Probability Of Success (POS) is the central concept for petroleum exploration. POS is used to predict dry well occurrence, risk an exploration portfolio of prospects and eventually decide what gets drilled (first). Currently, the chance of success for near-field exploration is still approached the same way as frontier exploration. However, in a mature basin with decades of development, what is the relevance of POS? Especially when most of the risking criteria are equal or near 100 %, because reservoir presence, source rock maturation and seal have all been de-risked.
Instead, Probability Of Maturation (POM) is a better approach to quantifying the likelihood of a discovery going into future commercial development. POM considers more criteria to assess the probability of developing hydrocarbons in the event of a commercial discovery. The criteria to compute POM can be summed into three groups:
Subsurface complexity – Hydrocarbon fluid types and contaminant content, reservoir pressure, compartmentalization;
- Surface complexity – Proximity to existing infrastructures;
- Commercial complexity – Fiscal terms, sales commitment.

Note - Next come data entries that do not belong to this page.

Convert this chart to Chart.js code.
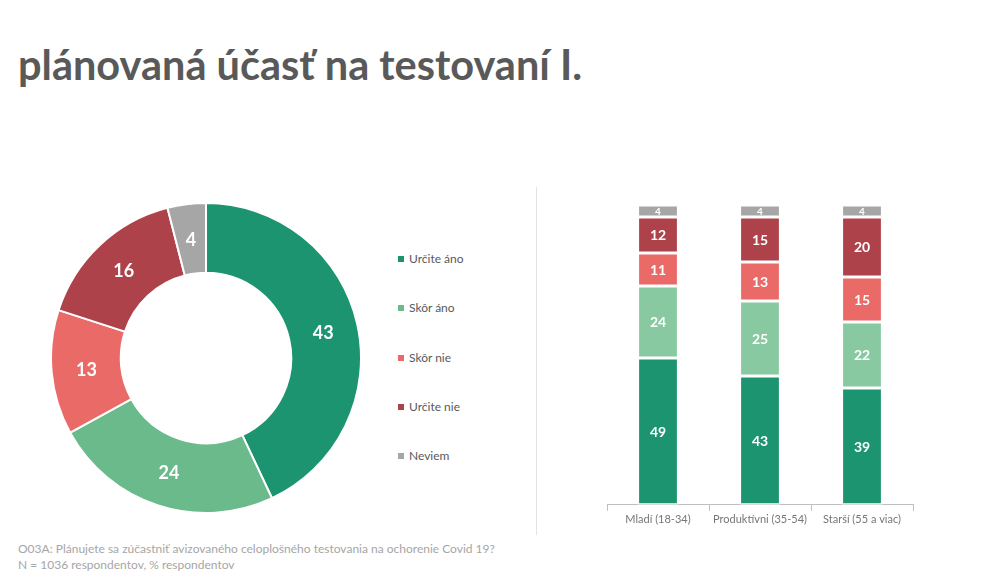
<!DOCTYPE html>
<html>
<head>
<meta charset="utf-8">
<script src="https://cdn.jsdelivr.net/npm/chart.js@4/dist/chart.umd.min.js"></script>
<style>
body{margin:0;width:996px;height:573px;background:#fff;font-family:Lato,"Open Sans",sans-serif;position:relative;overflow:hidden}
#title{position:absolute;left:18px;top:39px;font-size:41.5px;font-weight:bold;color:#595959;white-space:nowrap}
#donutBox{position:absolute;left:50px;top:202px;width:312px;height:312px}
#barBox{position:absolute;left:598px;top:196px;width:324px;height:332px}
#legend{position:absolute;left:398px;top:251px}
.item{height:49.3px;font-size:12px;color:#595959;display:flex;align-items:flex-start}
.item span.sq{display:inline-block;width:6px;height:6px;margin:5px 5px 0 0}
#sep{position:absolute;left:536px;top:187px;width:1px;height:348px;background:#e3e3e3}
#note{position:absolute;left:18px;top:541px;font-size:12px;color:#a6a6a6;line-height:16px}
</style>
</head>
<body>
<div id="title">plánovaná účasť na testovaní I.</div>
<div id="donutBox"><canvas id="donut"></canvas></div>
<div id="legend"></div>
<div id="sep"></div>
<div id="barBox"><canvas id="bars"></canvas></div>
<div id="note">O03A: Plánujete sa zúčastniť avizovaného celoplošného testovania na ochorenie Covid 19?<br>N = 1036 respondentov, % respondentov</div>
<script>
// data
let answers = ['Určite áno', 'Skôr áno', 'Skôr nie', 'Určite nie', 'Neviem'];
let totalValues = [43, 24, 13, 16, 4];
let groups = ['Mladí (18-34)', 'Produktívni (35-54)', 'Starší (55 a viac)'];
let urciteAno = [49, 43, 39];
let skorAno = [24, 25, 22];
let skorNie = [11, 13, 15];
let urciteNie = [12, 15, 20];
let neviem = [4, 4, 4];

let donutColors = ['#1c9470', '#6aba8b', '#ea6a68', '#ad424a', '#a6a6a6'];
let barColors = ['#1c9470', '#88c9a1', '#ea6a68', '#ad424a', '#a6a6a6'];

/* simple value labels, drawn at element centres */
const valueLabels = {
  id: 'valueLabels',
  afterDatasetsDraw(chart, args, opts) {
    let ctx = chart.ctx;
    ctx.save();
    ctx.fillStyle = '#fff';
    ctx.textAlign = 'center';
    ctx.textBaseline = 'middle';
    chart.data.datasets.forEach((ds, i) => {
      chart.getDatasetMeta(i).data.forEach((el, j) => {
        let p = el.getCenterPoint();
        let small = opts.smallLast && i == chart.data.datasets.length - 1;
        ctx.font = 'bold ' + (small ? 10 : opts.size) + 'px Lato, sans-serif';
        ctx.fillText(ds.data[j], p.x, p.y + 1);
      });
    });
    ctx.restore();
  }
};

/* LEGEND */
let leg = document.getElementById('legend');
answers.forEach((a, i) => {
  let d = document.createElement('div');
  d.className = 'item';
  d.innerHTML = '<span class="sq" style="background:' + donutColors[i] + '"></span>' + a;
  leg.appendChild(d);
});

/* DONUT */
new Chart(document.getElementById('donut'), {
  type: 'doughnut',
  data: {
    labels: answers,
    datasets: [{
      data: totalValues,
      backgroundColor: donutColors,
      borderColor: '#fff',
      borderWidth: 2
    }]
  },
  options: {
    responsive: true,
    maintainAspectRatio: false,
    animation: false,
    cutout: '55%',
    plugins: {
      legend: {display: false},
      tooltip: {enabled: false},
      valueLabels: {size: 18}
    }
  },
  plugins: [valueLabels]
});

/* STACKED BARS */
let series = [urciteAno, skorAno, skorNie, urciteNie, neviem];
new Chart(document.getElementById('bars'), {
  type: 'bar',
  data: {
    labels: groups,
    datasets: series.map((s, i) => ({
      label: answers[i],
      data: s,
      backgroundColor: barColors[i],
      borderColor: '#fff',
      borderWidth: 1.5,
      borderSkipped: false,
      barPercentage: 0.4,
      categoryPercentage: 1
    }))
  },
  options: {
    responsive: true,
    maintainAspectRatio: false,
    animation: false,
    layout: {padding: {left: 9, right: 9, top: 9, bottom: 0}},
    scales: {
      x: {
        stacked: true,
        grid: {display: true, drawOnChartArea: false, tickLength: 6, color: '#bfbfbf'},
        border: {color: '#bfbfbf'},
        ticks: {color: '#767676', font: {size: 11, family: 'Lato'}, padding: 2}
      },
      y: {
        stacked: true,
        display: false,
        min: 0,
        max: 100
      }
    },
    plugins: {
      legend: {display: false},
      tooltip: {enabled: false},
      valueLabels: {size: 14, smallLast: true}
    }
  },
  plugins: [valueLabels]
});
</script>
</body>
</html>
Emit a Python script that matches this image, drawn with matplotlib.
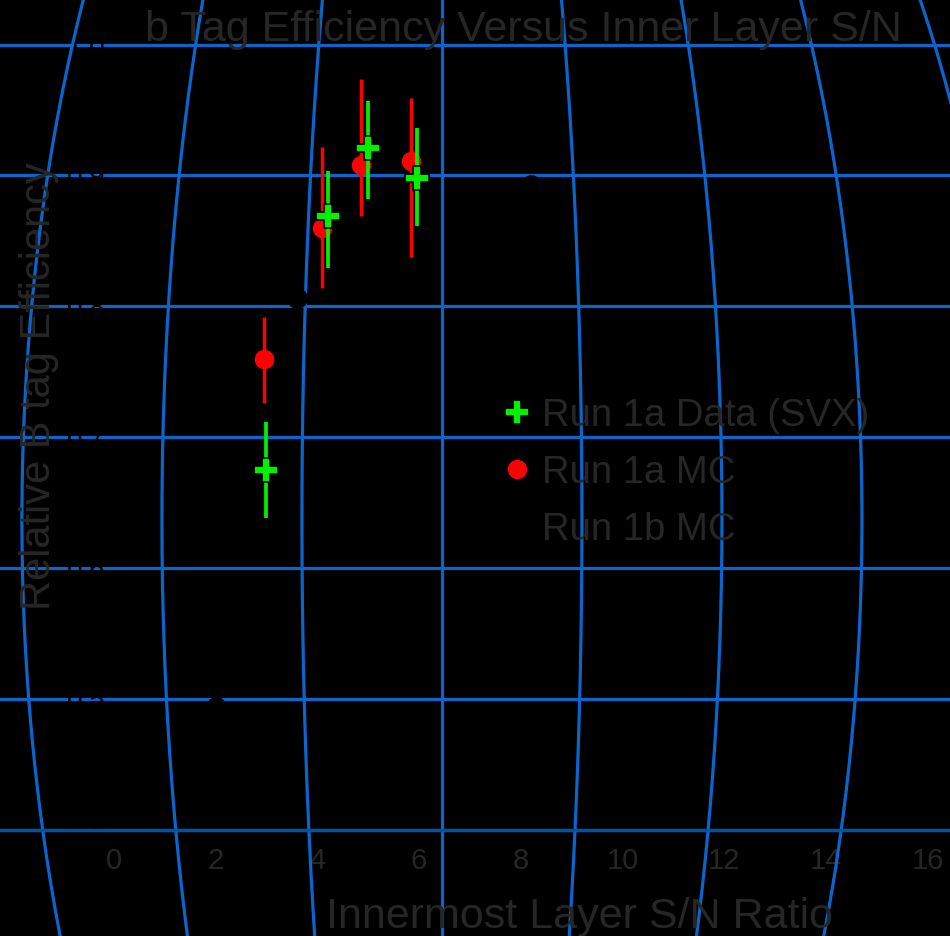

This approach has already been implicitly adopted by most companies following an infrastructure-led exploration strategy, especially in the North Sea and offshore Malaysia.
Building a static reservoir model during the exploration phase can support the transition from a POS to a POM approach by focusing on the subsurface element. Thinking with a development hat at the exploration stage helps fast-track the field development process in the event of a discovery.
For the GRV component, contact scenarios oscillate between fill to spill (structural closure) and some degree of underfill that can be captured by analyzing the nearby producing accumulations.
For NTG and Porosity, regional trends can be captured from seismic data and used at the prospect / field scale. Depth control on porosity for clastic reservoirs is a good example.
For fluid type and saturation modelling, nearby field datasets are a good starting point. Routine Core Analysis can give a solid control on the Porosity/Permeability relationships, while MICP data provides a robust understanding on the saturation height relationship. SCAL data sheds some light on the hydrocarbon flow dynamic with respect to water.
In our current era, where the non-technical risks are slowly becoming more dominant – a political decision to introduce additional taxes and ESG considerations, to name a few – POS is somewhat less relevant, and POM becomes the key decision-maker in exploration programs. Building a static model at the exploration stage might prove a game changer in our quest to develop the hydrocarbon resources to support the energy transition more efficiently. By front-end loading the subsurface challenges early in the game, the focus can be shifted to other non-technical complexities once a decision needs to be made whether to develop a near-field discovery or not.